Saturday, December 3, 2016
African American novels are on the rise these days, both in Kindle and print formats. As a black female author trying to break into this particular market (among others), I’m happy to see so many talented writers. But with growing numbers of authors writing about urban drama, the competition is that much steeper to gain visibility for your book’s title. That is one reason why I chose to reclassify the category of my book and drill down to a better subcategory for the title:
This is truly a novel that is thrilling and has moments of suspense. It is also clearly African American fiction that depicts urban family life. But rather than concentrate on just those elements, when categorizing this book, I’ve made sure to highlight the child abuse and dysfunctional family relationship element. It was only after I actually read the book myself from beginning to end that I was able to realize an important fact. The focus of the book is not on the serial killer aspect dealing with the multiple murders, the focus is on the main character’s struggle in dealing with abuse, neglect and abandonment in her life.
With that being said, there was no way to get around not finding a “family” related category to list “Skipping Childhood” in. Since I’ve modified the book description on Amazon, I decided to post the new description below. In addition to Fiction > Thriller > Suspense, the book will also be listed as shown here.
Young South side Chicago mother Diane Baxter will never win any good parenting awards. Her mother-daughter relationship with her only child Deandra is as dysfunctional as a family can get.
Diane is an addict and alcoholic, and verbally and physically abusive to Deandra. In this dark urban drama, Deandra will not stay victim to the sexual predator who befriended her mother. She takes matters into her own hands, and the result is murder.
The suspense begins to mount as one killing leads to another and Deandra tries desperately to survive life in foster care.
How will she cope with Diane’s abandonment and not knowing if her mother is dead or alive? Can a borderline sociopath ever have true happiness? Or will one final killing mean the death of her only chance for true love?
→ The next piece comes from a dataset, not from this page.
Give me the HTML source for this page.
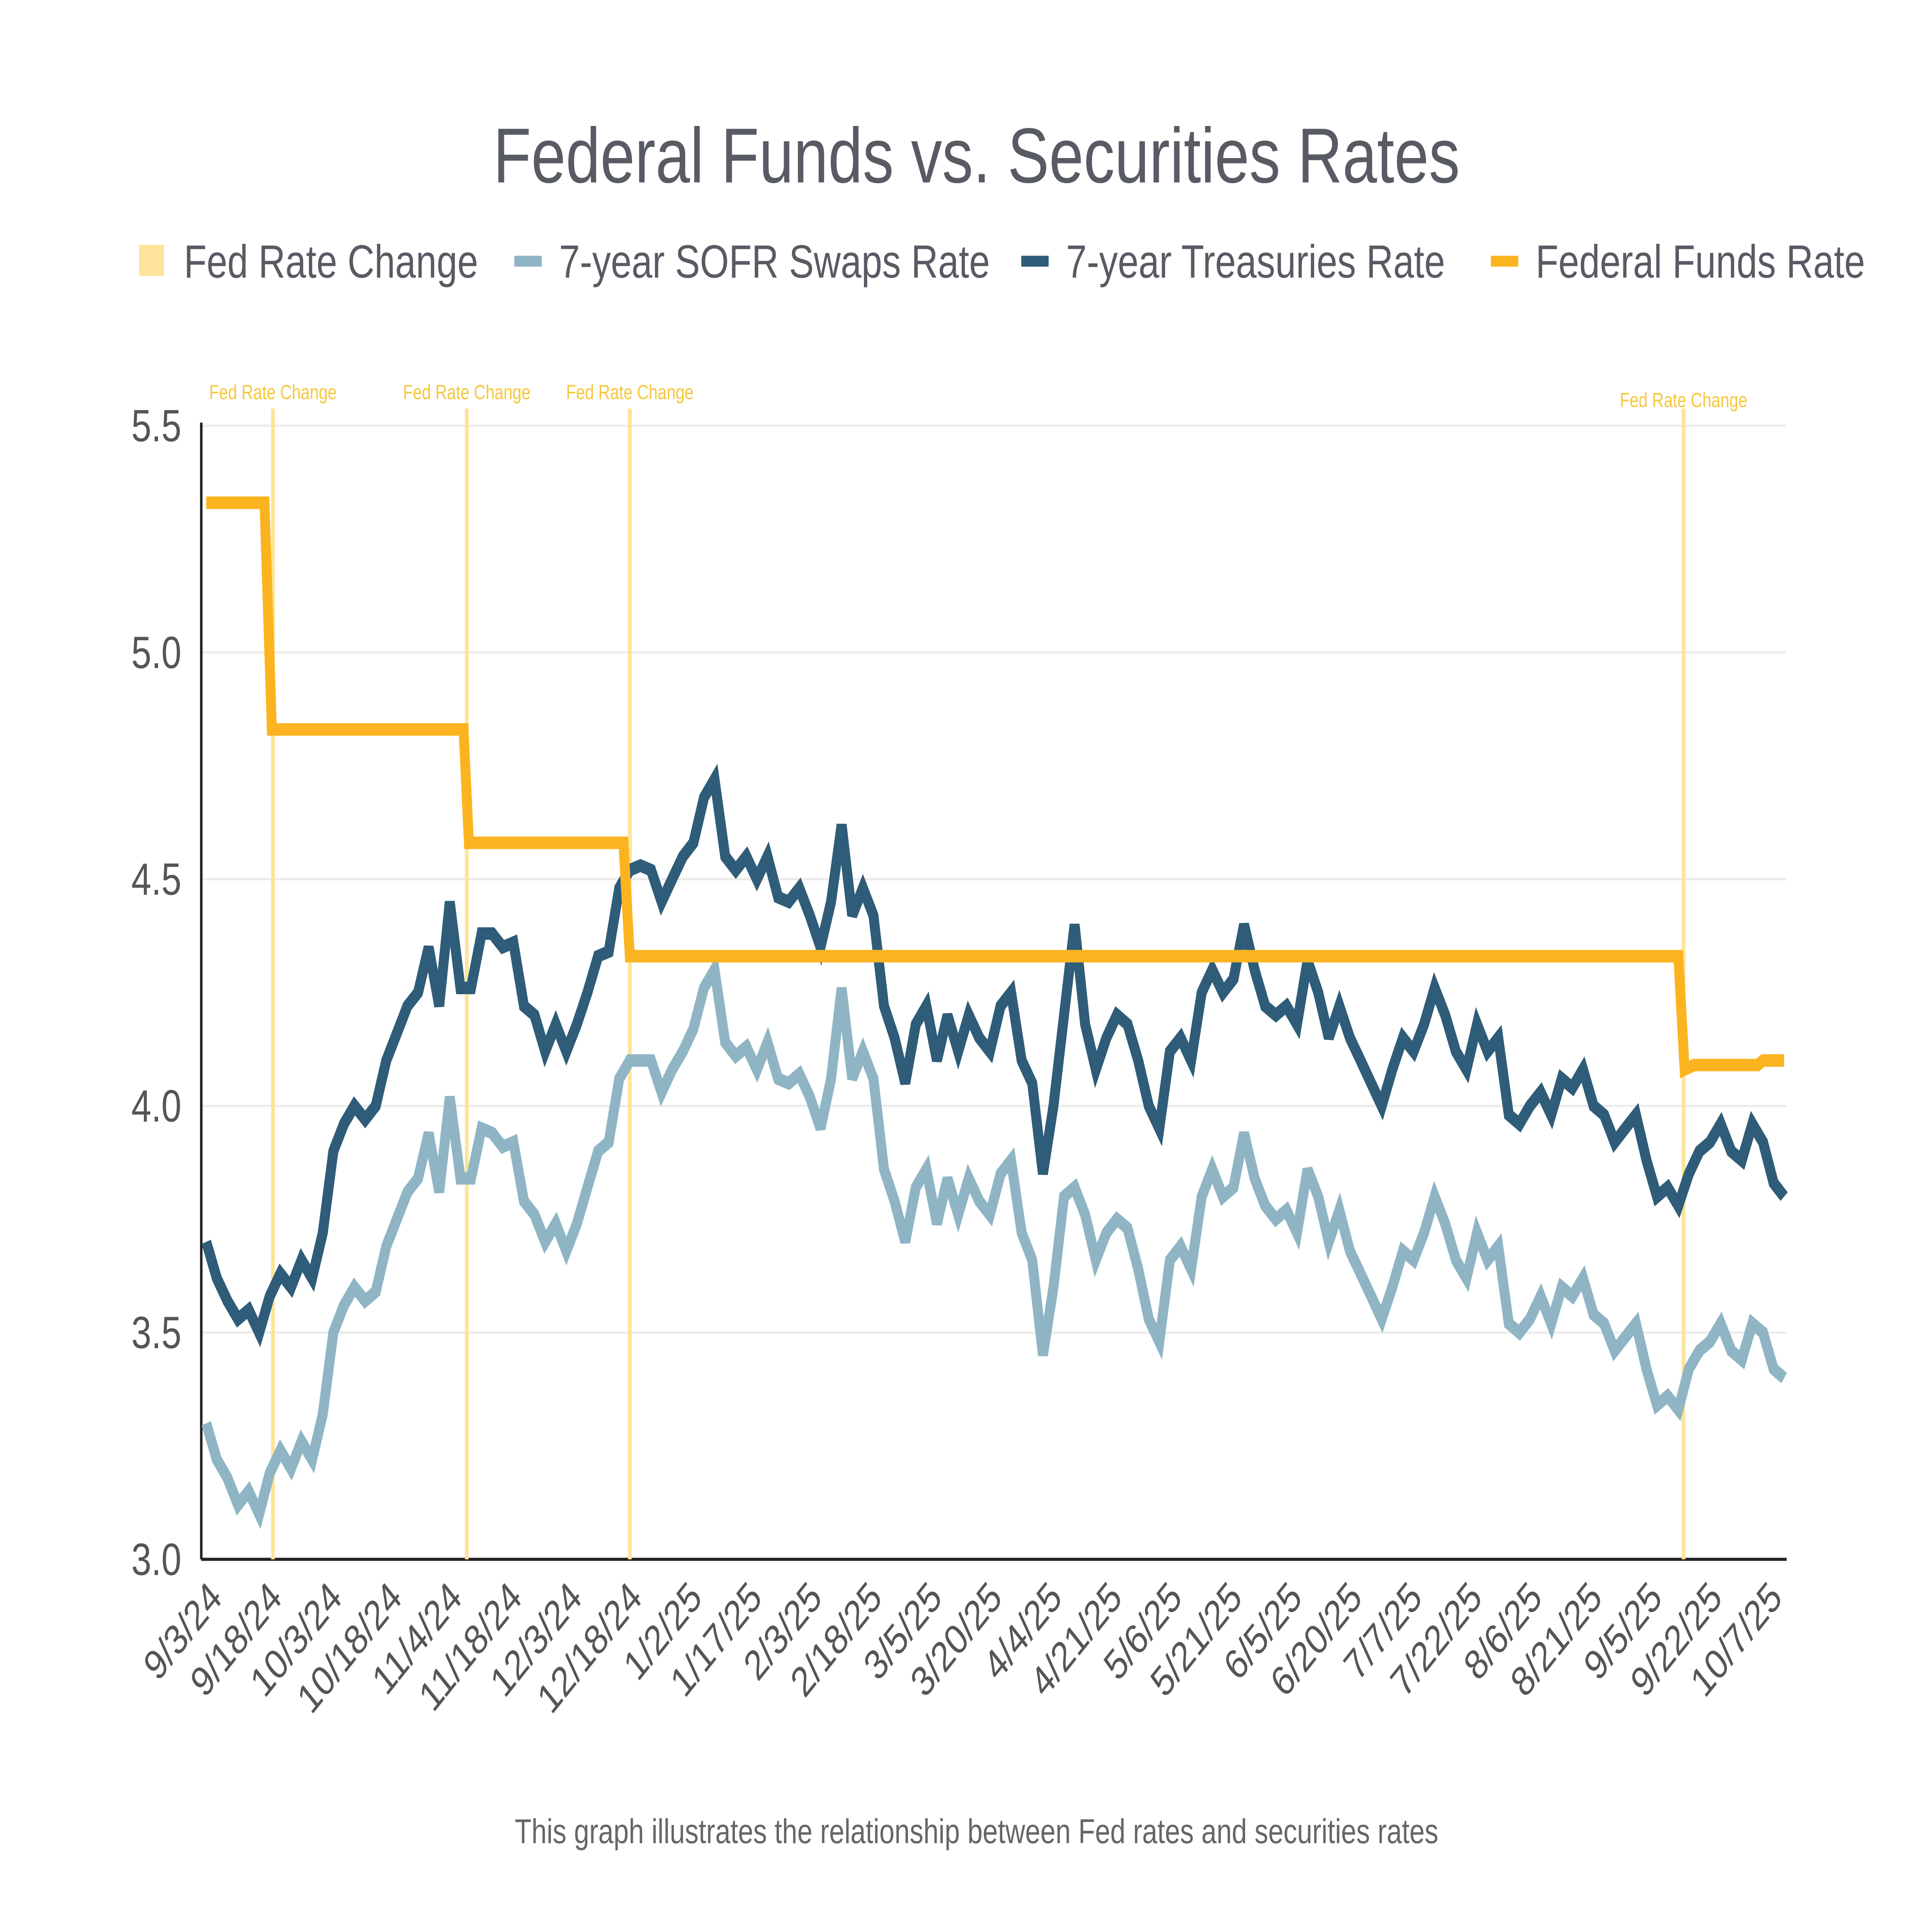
<!DOCTYPE html>
<html><head><meta charset="utf-8"><style>
html,body{margin:0;padding:0;background:#fff;width:100%;height:100%;overflow:hidden;}
svg{display:block;width:100vw;height:100vh;}
text{font-family:"Liberation Sans",sans-serif;}
</style></head><body>
<svg id="chart" viewBox="0 0 1555 1239" preserveAspectRatio="none" xmlns="http://www.w3.org/2000/svg">
<rect width="1555" height="1239" fill="#fff"/>
<text x="786" y="117" text-anchor="middle" font-size="50" fill="#585b63">Federal Funds vs. Securities Rates</text>
<g font-size="30" fill="#585b63">
 <g><rect x="112" y="157" width="20" height="20" fill="#fde49a"/><text x="148" y="178">Fed Rate Change</text></g>
 <g><rect x="414" y="164" width="22" height="7" fill="#8fb5c5"/><text x="450" y="178">7-year SOFR Swaps Rate</text></g>
 <g><rect x="822" y="164" width="22" height="7" fill="#2f5c78"/><text x="858" y="178">7-year Treasuries Rate</text></g>
 <g><rect x="1200" y="164" width="22" height="7" fill="#fbb41f"/><text x="1236" y="178">Federal Funds Rate</text></g>
</g>
<g id="grid"></g>
<g id="yaxis"></g>
<g id="xaxis"></g>
<g id="marks"></g>
<text x="786" y="1182" text-anchor="middle" font-size="22" fill="#666">This graph illustrates the relationship between Fed rates and securities rates</text>
</svg>
<script>
const yTicks = [3.0, 3.5, 4.0, 4.5, 5.0, 5.5];
const xLabels = ["9/3/24","9/18/24","10/3/24","10/18/24","11/4/24","11/18/24","12/3/24","12/18/24","1/2/25","1/17/25","2/3/25","2/18/25","3/5/25","3/20/25","4/4/25","4/21/25","5/6/25","5/21/25","6/5/25","6/20/25","7/7/25","7/22/25","8/6/25","8/21/25","9/5/25","9/22/25","10/7/25"];
const treasury = [3.70,3.62,3.57,3.53,3.55,3.50,
 3.58,3.63,3.60,3.66,3.62,
 3.72,3.90,3.96,4.00,3.97,
 4.00,4.10,4.16,4.22,4.25,
 4.35,4.22,4.45,4.26,
 4.26,4.38,4.38,4.35,4.36,
 4.22,4.20,4.12,4.18,4.12,
 4.18,4.25,4.33,4.34,4.48,
 4.52,4.53,4.52,4.45,4.50,
 4.55,4.58,4.68,4.72,4.55,
 4.52,4.55,4.50,4.55,4.46,
 4.45,4.48,4.42,4.35,4.45,
 4.62,4.42,4.48,4.42,4.22,
 4.15,4.05,4.18,4.22,4.10,
 4.20,4.12,4.20,4.15,4.12,
 4.22,4.25,4.10,4.05,3.85,
 4.00,4.20,4.40,4.18,4.08,
 4.15,4.20,4.18,4.10,4.00,
 3.95,4.12,4.15,4.10,4.25,
 4.30,4.25,4.28,4.40,4.30,
 4.22,4.20,4.22,4.18,4.32,
 4.25,4.15,4.22,4.15,4.10,
 4.05,4.00,4.08,4.15,4.12,
 4.18,4.26,4.20,4.12,4.08,
 4.18,4.12,4.15,3.98,3.96,
 4.00,4.03,3.98,4.06,4.04,
 4.08,4.00,3.98,3.92,3.95,
 3.98,3.88,3.80,3.82,3.78,
 3.85,3.90,3.92,3.96,3.90,
 3.88,3.96,3.92,3.83,3.80];
const sofr = [3.30,3.22,3.18,3.12,3.15,3.10,
 3.19,3.24,3.20,3.26,3.22,
 3.32,3.50,3.56,3.60,3.57,
 3.59,3.69,3.75,3.81,3.84,
 3.94,3.81,4.02,3.84,
 3.84,3.95,3.94,3.91,3.92,
 3.79,3.76,3.70,3.74,3.68,
 3.74,3.82,3.90,3.92,4.06,
 4.10,4.10,4.10,4.03,4.08,
 4.12,4.17,4.26,4.30,4.14,
 4.11,4.13,4.08,4.14,4.06,
 4.05,4.07,4.02,3.95,4.06,
 4.26,4.06,4.12,4.06,3.86,
 3.79,3.70,3.82,3.86,3.74,
 3.84,3.76,3.84,3.79,3.76,
 3.85,3.88,3.72,3.66,3.45,
 3.60,3.80,3.82,3.76,3.66,
 3.72,3.75,3.73,3.64,3.53,
 3.48,3.66,3.69,3.64,3.80,
 3.86,3.80,3.82,3.94,3.84,
 3.78,3.75,3.77,3.72,3.86,
 3.80,3.70,3.77,3.68,3.63,
 3.58,3.53,3.60,3.68,3.66,
 3.72,3.80,3.74,3.66,3.62,
 3.72,3.66,3.69,3.52,3.50,
 3.53,3.58,3.52,3.60,3.58,
 3.62,3.54,3.52,3.46,3.49,
 3.52,3.42,3.34,3.36,3.33,
 3.42,3.46,3.48,3.52,3.46,
 3.44,3.52,3.50,3.42,3.40];
const fedIdx = [0, 5.5, 6.2, 24.3, 24.8, 39.4, 40.0, 139.0, 139.6, 140.5, 146.5, 147, 149];
const fedVal = [5.33, 5.33, 4.83, 4.83, 4.58, 4.58, 4.33, 4.33, 4.08, 4.09, 4.09, 4.10, 4.10];
const changeIdx = [6.3, 24.6, 40.0, 139.5];

const NS = "http://www.w3.org/2000/svg";
const L = 162, R = 1438, T = 273, B = 1000, N = 150;
const yMin = 3.0, yMax = 5.5;
const ys = v => B - (v - yMin) / (yMax - yMin) * (B - T);
const xs = i => L + 4 + i * (R - L - 6) / (N - 1);
function mk(tag, attrs, parent) { const e = document.createElementNS(NS, tag); for (const k in attrs) e.setAttribute(k, attrs[k]); parent.appendChild(e); return e; }
const grid = document.getElementById('grid'), yax = document.getElementById('yaxis'), xax = document.getElementById('xaxis'), marks = document.getElementById('marks');

yTicks.forEach(v => {
  if (v > yMin) { const g = mk('line', {x1: L, x2: R, y1: ys(v), y2: ys(v), stroke: '#ececec', 'stroke-width': 1.5}, grid);
    
     }
  const t = mk('text', {x: 146, y: ys(v) + 10, 'text-anchor': 'end', 'font-size': 29, fill: '#555'}, yax);
  t.textContent = v.toFixed(1);
  
  
});
const ax1 = mk('line', {x1: L, x2: L, y1: T - 2, y2: B, stroke: '#222', 'stroke-width': 2}, yax);


const ax2 = mk('line', {x1: L, x2: R, y1: B, y2: B, stroke: '#222', 'stroke-width': 2}, xax);



const lblStep = 48.3;
xLabels.forEach((s, k) => {
  const x = 180 + k * lblStep;
  const t = mk('text', {x: x, y: 1026, 'text-anchor': 'end', 'font-size': 27, fill: '#555', transform: `rotate(-45 ${x} 1026)`}, xax);
  t.textContent = s;
  
  
});

changeIdx.forEach((ci, k) => {
  const x = xs(ci);
  const ln = mk('line', {x1: x, x2: x, y1: 262, y2: B, stroke: '#fde49a', 'stroke-width': 3}, marks);
  
  
  const t = mk('text', {x: x, y: k === 3 ? 261 : 256, 'text-anchor': 'middle', 'font-size': 13, fill: '#f7c63c'}, marks);
  t.textContent = 'Fed Rate Change';
  
  
});

function line(vals, idxs, color, name) {
  const d = vals.map((v, i) => (i ? 'L' : 'M') + xs(idxs ? idxs[i] : i).toFixed(1) + ' ' + ys(v).toFixed(1)).join(' ');
  const p = mk('path', {d: d, fill: 'none', stroke: color, 'stroke-width': 8, 'stroke-linejoin': 'miter', 'stroke-miterlimit': 3}, marks);
  
  
}
line(sofr, null, '#8fb5c5', 'sofr-line');
line(treasury, null, '#2f5c78', 'treasuries-line');
line(fedVal, fedIdx, '#fbb41f', 'fed-funds-line');
</script>
</body></html>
This is more than just a dark tale of murder for revenge. This bad seed is the product of child abuse and her story is one of survival.
Not All Urban Families
Of course, Skipping Childhood: A Novel wasn’t written to try and imply that all urban families are screwed up and dysfunctional. But while I wouldn’t exactly go that far, I’d be lying if I said I knew of one family that wasn’t screwed up. I grew up around a lot of families who were equally as dysfunctional as mine. But somehow, in the midst of chaos, you manage to find a little bit of calm. Urban families are no different from other families in this regard. When it comes to child neglect and abuse, no family is immune to the devastation it can cause. I happen to write about this issue as it relates to urban families because that’s the kind of family life that I personally know.